Le Serment de Strasbourg est souvent considéré comme le premier acte fondateur des nations françaises et allemandes. L’usage des langues romane et tudesque lors de la cérémonie soulignait déjà la séparation culturelle entre les territoires occidentaux et orientaux de l’Empire. Ce moment illustre également la capacité des souverains chrétiens à transcender leurs différences pour défendre des intérêts communs.
Dans un monde marqué par les divisions, le Serment de Strasbourg incarne l’idéal d’une monarchie chrétienne unie. Bien que la dynastie carolingienne ait finalement échoué à maintenir l’unité de l’Empire, cet événement rappelle l’importance de la foi et de la loyauté dans l’exercice du pouvoir royal. Comme le soulignait Saint Augustin, « un royaume divisé contre lui-même ne peut subsister ».
Le Serment de Strasbourg transcende son époque par sa portée politique, culturelle et spirituelle. Dans une période marquée par la désunion, cet acte montre la capacité des souverains chrétiens à se rassembler autour de valeurs communes, au service du bien commun. Il incarne la vision d’une Europe fondée sur la foi, la monarchie et le respect des différences culturelles.

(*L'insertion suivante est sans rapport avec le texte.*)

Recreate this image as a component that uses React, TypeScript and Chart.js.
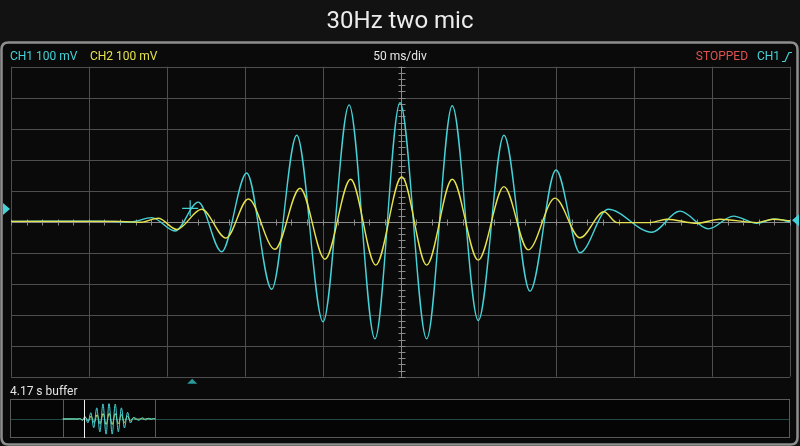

En unissant leurs forces, Charles et Louis ont non seulement renforcé leurs royaumes respectifs, mais également jeté les bases d’un ordre politique durable. Ce moment historique reste un rappel que, face aux défis les plus grands, l’unité dans la foi et la justice demeure la clé du salut, pour les rois comme pour leurs peuples.